** start **

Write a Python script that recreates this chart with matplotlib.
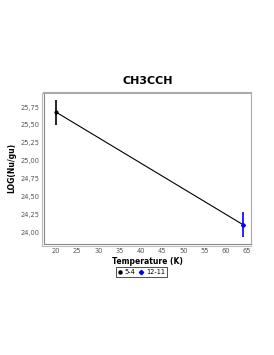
import matplotlib
matplotlib.use("Agg")
import matplotlib.pyplot as plt
from matplotlib.lines import Line2D
from matplotlib.ticker import FuncFormatter, MultipleLocator

# Rotational diagram points
labels = ["5-4", "12-11"]
temps = [20, 64]
logNu = [25.68, 24.11]
errs = [0.175, 0.17]
colors = ["black", "blue"]
markers = ["o", "D"]

fig = plt.figure(figsize=(2.74, 3.55), dpi=100)
ax = fig.add_axes([0.1606, 0.3127, 0.7555, 0.4262])

# fit line through the points
ax.plot(temps, logNu, color="black", lw=0.8, zorder=2)

for t, v, e, c, m in zip(temps, logNu, errs, colors, markers):
    ax.errorbar([t], [v], yerr=[e], fmt=m, color=c, ms=2, elinewidth=1.2,
                capsize=0, zorder=3)

ax.set_xlim(17.2, 65.9)
ax.set_ylim(23.84, 25.95)
ax.xaxis.set_major_locator(MultipleLocator(5))
ax.yaxis.set_major_locator(MultipleLocator(0.25))
ax.yaxis.set_major_formatter(FuncFormatter(lambda v, p: f"{v:.2f}".replace(".", ",")))
ax.tick_params(length=0, labelsize=4.8, colors="#555555", pad=3)

for s in ax.spines.values():
    s.set_color("#aaaaaa")
    s.set_linewidth(0.8)
ax.spines["top"].set_linewidth(1.5)
ax.spines["left"].set_color("#888888")
ax.spines["bottom"].set_color("#888888")
# shadow lines on left/bottom
ax.plot([-0.008, -0.008], [-0.012, 1.0], transform=ax.transAxes, color="#bbbbbb",
        lw=0.8, clip_on=False)
ax.plot([-0.008, 1.0], [-0.012, -0.012], transform=ax.transAxes, color="#bbbbbb",
        lw=0.8, clip_on=False)

ax.set_title("CH3CCH", fontsize=8, fontweight="bold", pad=6)
ax.set_xlabel("Temperature (K)", fontsize=5.5, fontweight="bold", labelpad=2)
ax.set_ylabel("LOG(Nu/gu)", fontsize=5.5, fontweight="bold", labelpad=3)

handles = [Line2D([], [], ls="none", marker=m, color=c, ms=2.2)
           for m, c in zip(markers, colors)]
leg = ax.legend(handles, labels, loc="upper center", bbox_to_anchor=(0.47, -0.13),
                ncol=2, fontsize=4.8, frameon=True, fancybox=False,
                handlelength=0.6, handletextpad=0.4, columnspacing=0.6,
                borderpad=0.3)
leg.get_frame().set_edgecolor("black")
leg.get_frame().set_linewidth(0.6)

fig.savefig("out.png", dpi=100)
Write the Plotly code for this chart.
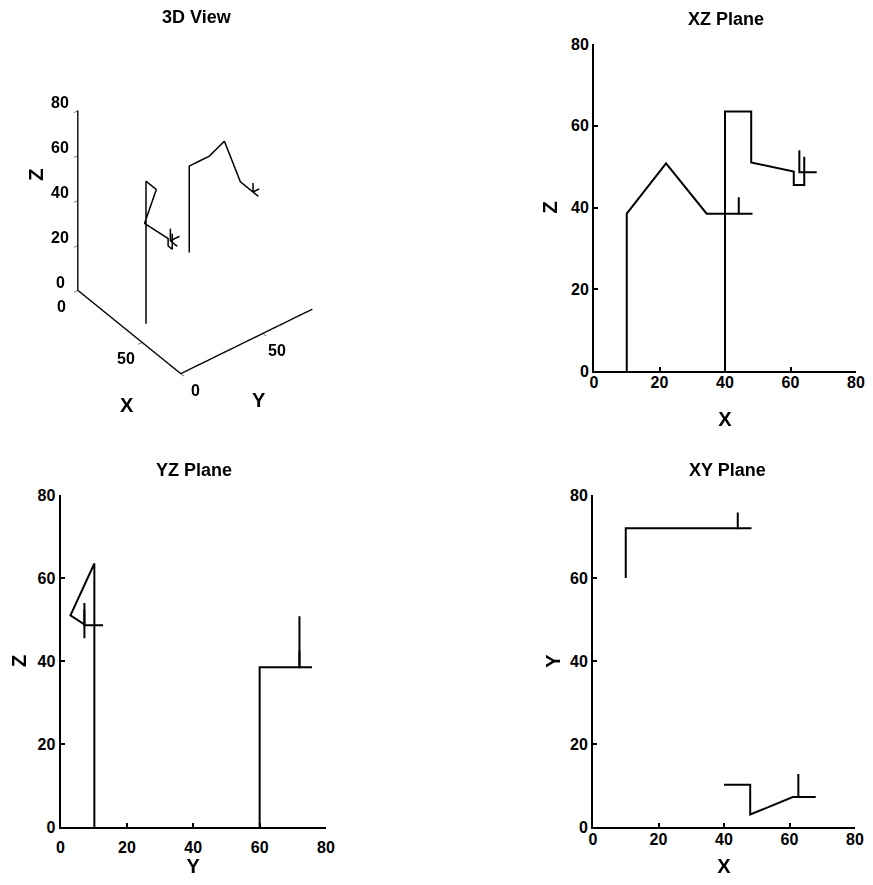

** end **

● Task directions: Leave the pictures out and copy the rest of the data exactly.

● Exercise answer:
Write a Python script that recreates this chart with matplotlib.
import matplotlib
matplotlib.use("Agg")
import matplotlib.pyplot as plt
from matplotlib.lines import Line2D
from matplotlib.ticker import FuncFormatter, MultipleLocator

# Rotational diagram points
labels = ["5-4", "12-11"]
temps = [20, 64]
logNu = [25.68, 24.11]
errs = [0.175, 0.17]
colors = ["black", "blue"]
markers = ["o", "D"]

fig = plt.figure(figsize=(2.74, 3.55), dpi=100)
ax = fig.add_axes([0.1606, 0.3127, 0.7555, 0.4262])

# fit line through the points
ax.plot(temps, logNu, color="black", lw=0.8, zorder=2)

for t, v, e, c, m in zip(temps, logNu, errs, colors, markers):
    ax.errorbar([t], [v], yerr=[e], fmt=m, color=c, ms=2, elinewidth=1.2,
                capsize=0, zorder=3)

ax.set_xlim(17.2, 65.9)
ax.set_ylim(23.84, 25.95)
ax.xaxis.set_major_locator(MultipleLocator(5))
ax.yaxis.set_major_locator(MultipleLocator(0.25))
ax.yaxis.set_major_formatter(FuncFormatter(lambda v, p: f"{v:.2f}".replace(".", ",")))
ax.tick_params(length=0, labelsize=4.8, colors="#555555", pad=3)

for s in ax.spines.values():
    s.set_color("#aaaaaa")
    s.set_linewidth(0.8)
ax.spines["top"].set_linewidth(1.5)
ax.spines["left"].set_color("#888888")
ax.spines["bottom"].set_color("#888888")
# shadow lines on left/bottom
ax.plot([-0.008, -0.008], [-0.012, 1.0], transform=ax.transAxes, color="#bbbbbb",
        lw=0.8, clip_on=False)
ax.plot([-0.008, 1.0], [-0.012, -0.012], transform=ax.transAxes, color="#bbbbbb",
        lw=0.8, clip_on=False)

ax.set_title("CH3CCH", fontsize=8, fontweight="bold", pad=6)
ax.set_xlabel("Temperature (K)", fontsize=5.5, fontweight="bold", labelpad=2)
ax.set_ylabel("LOG(Nu/gu)", fontsize=5.5, fontweight="bold", labelpad=3)

handles = [Line2D([], [], ls="none", marker=m, color=c, ms=2.2)
           for m, c in zip(markers, colors)]
leg = ax.legend(handles, labels, loc="upper center", bbox_to_anchor=(0.47, -0.13),
                ncol=2, fontsize=4.8, frameon=True, fancybox=False,
                handlelength=0.6, handletextpad=0.4, columnspacing=0.6,
                borderpad=0.3)
leg.get_frame().set_edgecolor("black")
leg.get_frame().set_linewidth(0.6)

fig.savefig("out.png", dpi=100)
Write the Plotly code for this chart.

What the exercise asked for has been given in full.